Put the pot of crimson deliciousness back on the stove and bring to a simmer.

The meat? You carve it how you like. It should be pull apart, so I mostly just peeled hunks away and coarsely chopped it before returning it to the blood-red slurry.

Once the meat is back in the broth, you also want to add:

Three cans of the beans of your choice.

I usually go with some kinda red kidney bean, black bean, and pinto bean.

Then I cut up a couple bell peppers — I don’t care what colors you choose, but green adds a nice color, and maybe an orange, or a yellow, or one of those hypercolor ones you find growing in the gardens of those mutant hill people out by Three Mile Island.

Then: couple squirts of ketchup, couple squirts of yellow mustard, several splashes of Worcestershire sauce. Then, after that, about 2-3 TBsp of apple cider vinegar.

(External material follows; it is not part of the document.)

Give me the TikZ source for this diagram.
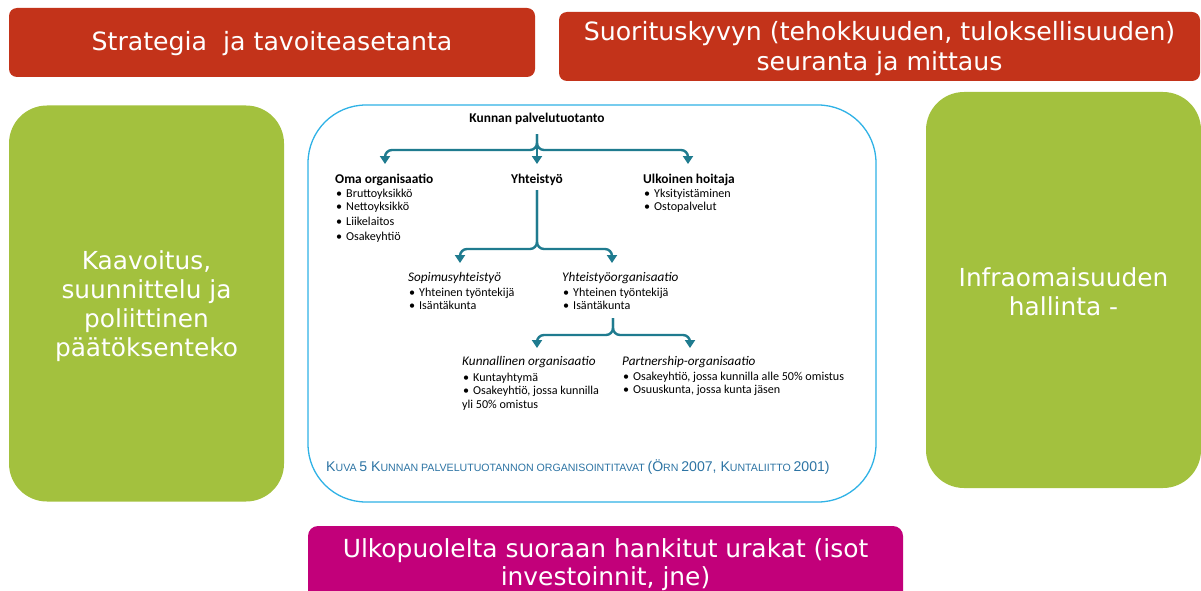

Finally, one large-size can of crushed or diced tomatoes.

Season more to your taste. Salt, cumin, chili powder, whatever.

Once again bring to a simmer.

Cook for a half-hour, or until the pepper is soft, but not mushy.

Now, here’s the thing:

You’ll notice I haven’t made this spicy.

That’s because we have a toddler who doesn’t like spicy food. So, I add spice to my chili in the bowl, much as you might with a bowl of Pho. That being said, if your culinary behaviors are not imprisoned by the needs and wants of a tiny toddler person, feel free to zing it up in the pot. As you add the bell pepper, toss in some jalapenos and some red chili flake to taste.

Also: I add two more things to the bowl.

First: cheese.

Second: lime juice.

Cheese? Well, a nice sharp cheddar will do. Sharp enough to be used as a prison shiv.

The lime juice? That brightens this chili up. Gives it light and acid. (Not the kind of acid where it sizzles through the hull of your spaceship like the blood of a Xenomorph, so no worries there.)

Final comment: this chili tastes better after it’s had time to sit in the fridge overnight.

I don’t know why that is. I’m just going to assume dark magic is at work.


That’s the pot roast chili.

The meat is fall apart mmm.

The chili is savory and rich.

You will thank me.

Hopefully with cash. Cold, hard cash.